いま少し具体的にいくつかについて紹介すると,プレハノフが反撃したことでも有名なエリ・チホミロフの『なぜ私は革命家であることをやめたか』(1889)があるし,レーニンの『何を為すべぎか』の前史をなすことで有名な『ラボーチェエ・デエーロ編集部へのロシア社会民主主義者の抗議』(ジュネーヴ,1899)があるし,1897年6月2日付の工場法に関する秘密文書を暴露した文献(ジュネーヴ, 1898)──オボレンスキー公の周辺が資料の出所ではあるまいかとわたくしは想像しているのだが───もある し, 1907年エス・エル第一回大会で採択された綱領・規約の文書もある。毛色のちがったものとしては,ジョルジュ・ロンゲによる『日本における社会主義』(ジュネーヴ,1904)と題する文献だとか,ぺ・ラヴロフがソーニャ・コヴァレフスカヤを記念した文書(ジュネーヴ,1891)が目につく。とにかく興味深いものである。

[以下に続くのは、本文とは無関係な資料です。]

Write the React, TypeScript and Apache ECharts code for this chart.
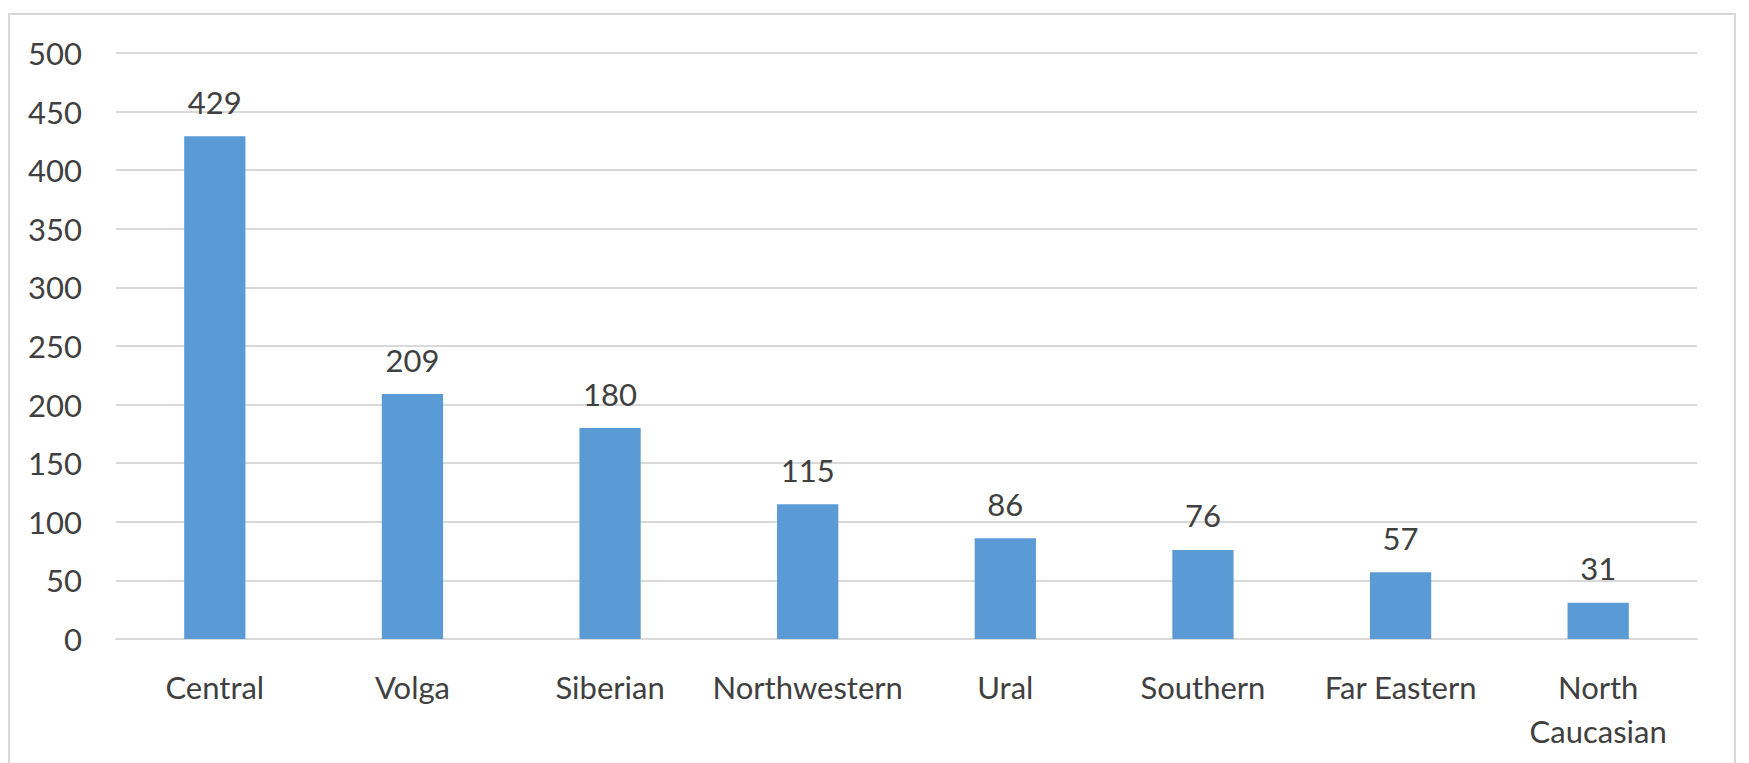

 保管状態はとてもよい。多くは小さなパンフレットといってよい文献であって,ちょっとでも注意を怠ればたちまち風化して果てていたであろう。現物に触れるとその感を深くする。それらが80年,ものによっては100年の歳月に耐えてわれわれの眼前にあるのをみて,わたくしはこのコレクションの成り立ちについての想像を刺激された。これは,ひょっとして,いわばコミンテルン時代人としての、Boris Souvarineが自分の関心から自分個人で蒐集したコレクション以上のものなのではあるまいか。彼の一世代前の口シアの革命的インテリゲンツイア達が,自分たちの運動を記録するために文献の蒐集と保管を必要として,その責を負った人あるいは人々,そのことに意義を感じた人あるいは人々の努力があって,その成果が何らか歴史的な偶然によって彼の管理下に入ったのではあるまいか。彼は先輩の意志を体してコレクションを守ってきた。コレクションの特徴は,ボリシェヴィキーとメンシェヴィキーの対立が激化するまえの時期の,ロシア革命家の在外活動を最も大きく含んでいることにあるから・・・・・・。

 この宝物が永く大切に保管され,かつはその内容がひろく学界に利用されることを切望する。